Advancements in modeling conformally doped X-MSND radiation imagers

Abstract

A novel bimodal radiation imager (X-ray and thermal neutron) was designed using a fin–trench microstructured silicon diode backfilled with 6LiF, then bonded to a Timepix pixelated imaging ASIC (X-MSNDs). A simulation scheme had been devised which combined finite element analysis and discrete charge carrier transport to simulate the imaging characteristics of such arbitrarily doped 3D silicon Timepix sensors. However, the precise dopant profile of the deeply etched silicon surface that forms the X-MSND diode junction is difficult to measure with conventional optical or chemical staining means. A set of boundary conditions was instead derived from simple particle transport simulations and the constant-surface-concentration silicon diffusion model. Finite element analysis of the microstructured devices using COMSOL Multiphysics and this derived boundary condition revealed that the fin region of the sensors was generally un-depleted under the maximum 300V reverse bias, and the calculated electric field along the thickness of the sensor in the microstructured region is negligible.
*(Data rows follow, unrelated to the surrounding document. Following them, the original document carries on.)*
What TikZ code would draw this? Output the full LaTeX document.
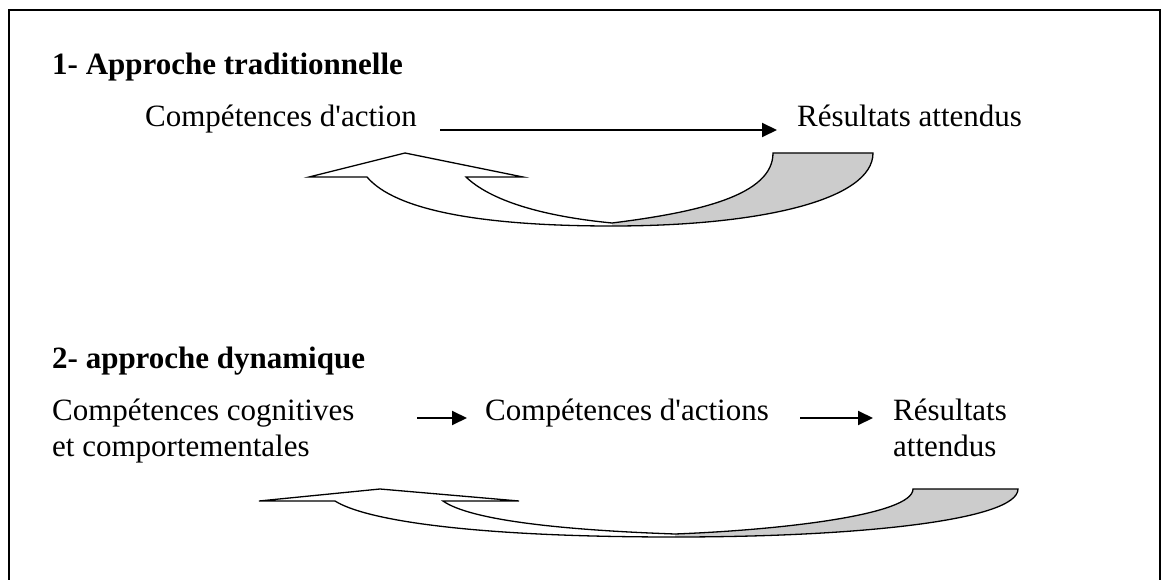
\documentclass[tikz,border=0pt]{standalone}
\usepackage{fontspec}
\setmainfont{Liberation Serif}
\usetikzlibrary{arrows.meta}
\newcommand{\apos}{\textquotesingle}
\begin{document}
\begin{tikzpicture}[x=1pt,y=-1pt,
  txt/.style={anchor=base west,inner sep=0pt,font=\fontsize{31}{36}\selectfont},
  ttl/.style={txt,font=\fontsize{31}{36}\selectfont\bfseries},
  arr/.style={line width=2pt,-{Triangle[length=15pt,width=14pt]}},
  outline/.style={line width=1.3pt,line join=miter},
  back/.style={fill=black!20}]
\useasboundingbox (0,0) rectangle (1165,580);
\fill[white] (0,0) rectangle (1165,580);
% frame
\draw[line width=1.6pt] (9,600) -- (9,10) -- (1160,10) -- (1160,600);
% section 1
\node[ttl] (t1) at (52,75) {1- Approche traditionnelle};
\node[txt] (c1) at (145,127) {Compétences d\apos action};
\node[txt] (r1) at (797,127) {Résultats attendus};
\coordinate (a1s) at (440,130);
\coordinate (a1e) at (777,130);
\draw[arr] (a1s) -- (a1e);
% curved arrow 1
\fill[back] (612,223) .. controls (700,212) and (773,195) .. (773,153) -- (873,153)
  .. controls (873,200) and (760,226) .. (612,226) -- cycle;
\draw[outline] (367,177) -- (309,177) -- (405,153) -- (523,177) -- (466,177)
  .. controls (490,200) and (540,216) .. (612,223)
  .. controls (700,212) and (773,195) .. (773,153) -- (873,153)
  .. controls (873,200) and (760,226) .. (612,226)
  .. controls (480,226) and (395,210) .. (367,177) -- cycle;
% section 2
\node[ttl] (t2) at (52,368) {2- approche dynamique};
\node[txt] (c2) at (52,420) {Compétences cognitives};
\node[txt] (c2b) at (52,456) {et comportementales};
\node[txt] (a2) at (485,420) {Compétences d\apos actions};
\node[txt] (r2) at (893,420) {Résultats};
\node[txt] (r2b) at (893,456) {attendus};
\coordinate (b1s) at (417,418);
\coordinate (b1e) at (467,418);
\coordinate (b2s) at (800,418);
\coordinate (b2e) at (873,418);
\draw[arr] (b1s) -- (b1e);
\draw[arr] (b2s) -- (b2e);
% curved arrow 2
\fill[back] (675,534) .. controls (780,530) and (913,515) .. (913,489) -- (1018,489)
  .. controls (1018,520) and (860,537) .. (675,537) -- cycle;
\draw[outline] (335,501) -- (259,501) -- (380,489) -- (519,501) -- (443,501)
  .. controls (470,520) and (560,530) .. (675,534)
  .. controls (780,530) and (913,515) .. (913,489) -- (1018,489)
  .. controls (1018,520) and (860,537) .. (675,537)
  .. controls (470,537) and (365,520) .. (335,501) -- cycle;
\end{tikzpicture}
\end{document}
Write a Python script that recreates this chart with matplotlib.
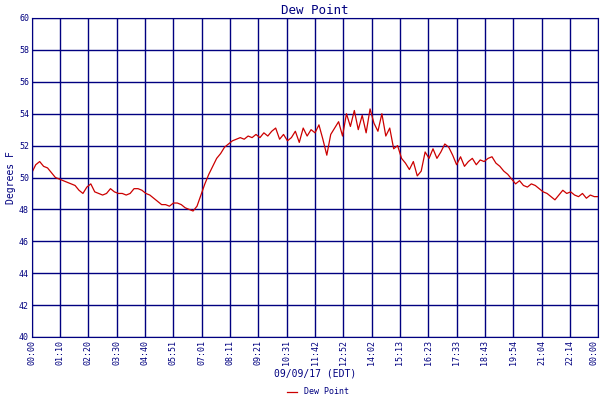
import matplotlib
matplotlib.use('Agg')
import matplotlib.pyplot as plt
import numpy as np

# dew point every 10 minutes, 00:00 .. 24:00
dew_point = [
	50.3, 50.8, 51.0, 50.7, 50.6, 50.3,
	50.0, 49.9, 49.8, 49.7, 49.6, 49.5,
	49.2, 49.0, 49.4, 49.6, 49.1, 49.0,
	48.9, 49.0, 49.3, 49.1, 49.0, 49.0,
	48.9, 49.0, 49.3, 49.3, 49.2, 49.0,
	48.9, 48.7, 48.5, 48.3, 48.3, 48.2,
	48.4, 48.4, 48.3, 48.1, 48.0, 47.9,
	48.2, 48.9, 49.6, 50.2, 50.7, 51.2,
	51.5, 51.9, 52.1, 52.3, 52.4, 52.5,
	52.4, 52.6, 52.5, 52.7, 52.5, 52.8,
	52.6, 52.9, 53.1, 52.4, 52.7, 52.3,
	52.5, 52.9, 52.2, 53.1, 52.6, 53.0,
	52.8, 53.3, 52.4, 51.4, 52.7, 53.1,
	53.5, 52.6, 54.0, 53.2, 54.2, 53.0,
	53.9, 52.8, 54.3, 53.4, 52.9, 54.0,
	52.6, 53.1, 51.8, 52.0, 51.2, 50.9,
	50.5, 51.0, 50.1, 50.4, 51.6, 51.2,
	51.8, 51.2, 51.6, 52.1, 51.9, 51.4,
	50.8, 51.3, 50.7, 51.0, 51.2, 50.8,
	51.1, 51.0, 51.2, 51.3, 50.9, 50.7,
	50.4, 50.2, 49.9, 49.6, 49.8, 49.5,
	49.4, 49.6, 49.5, 49.3, 49.1, 49.0,
	48.8, 48.6, 48.9, 49.2, 49.0, 49.1,
	48.9, 48.8, 49.0, 48.7, 48.9, 48.8,
	48.8,
]
tick_labels = ['00:00', '01:10', '02:20', '03:30', '04:40', '05:51', '07:01', '08:11',
	'09:21', '10:31', '11:42', '12:52', '14:02', '15:13', '16:23', '17:33',
	'18:43', '19:54', '21:04', '22:14', '00:00']

navy = '#000080'
font = 'DejaVu Sans Mono'

hours = np.arange(len(dew_point)) / 6.0
tick_pos = np.linspace(0, 24, len(tick_labels))

fig = plt.figure(figsize=(6, 4), dpi=100)
ax = fig.add_axes([0.053, 0.1575, 0.944, 0.7975])
ax.plot(hours, dew_point, color='#cc0000', lw=0.9, label='Dew Point')
ax.set_xlim(0, 24)
ax.set_ylim(40, 60)
ax.set_yticks(range(40, 61, 2))
ax.set_xticks(tick_pos)
ax.set_xticklabels(tick_labels, rotation=90, fontsize=6, color=navy, family=font)
ax.get_xticklabels()[-1].set_horizontalalignment('right')
for t in ax.get_yticklabels():
	t.set_fontsize(6)
	t.set_color(navy)
	t.set_family(font)
ax.tick_params(length=0, pad=2)
ax.grid(True, color=navy, lw=1)
for s in ax.spines.values():
	s.set_color(navy)
ax.set_title('Dew Point', color=navy, fontsize=9, family=font, pad=3)
ax.set_ylabel('Degrees F', color=navy, fontsize=7, family=font, labelpad=2)
ax.set_xlabel('09/09/17 (EDT)', color=navy, fontsize=7, family=font, labelpad=3)
leg = fig.legend(loc='lower center', bbox_to_anchor=(0.53, -0.01), frameon=False,
	prop={'family': font, 'size': 6}, handlelength=1.2)
for t in leg.get_texts():
	t.set_color(navy)
fig.savefig('out.png', dpi=100)
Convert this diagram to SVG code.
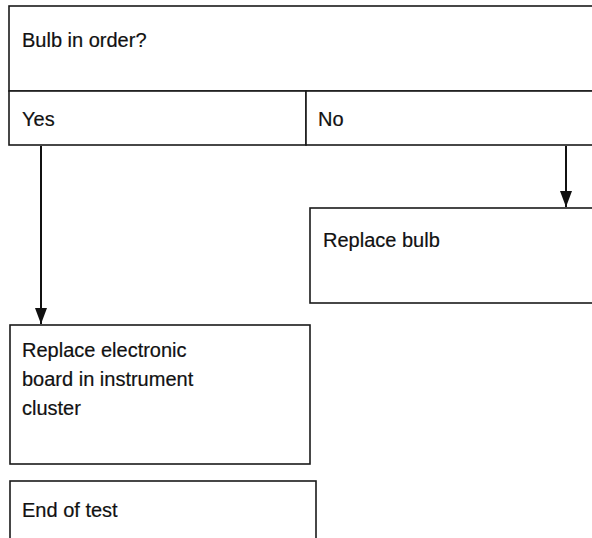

Charge carrier transport simulations using Allpix2 predicted charge carrier motion in the fin region is dominated by slow diffusion along the fin dimension, resulting in mean charge drift times of 1000ns to collect 95% of charge carriers. Neutron transport simulations indicated that single neutron detection events resulted in highly elongated pixel clusters, typically 1-pixel wide by 6-pixels along the fin dimension. Measured data collected from KSU fabricated X-MSND imagers matched these simulation results.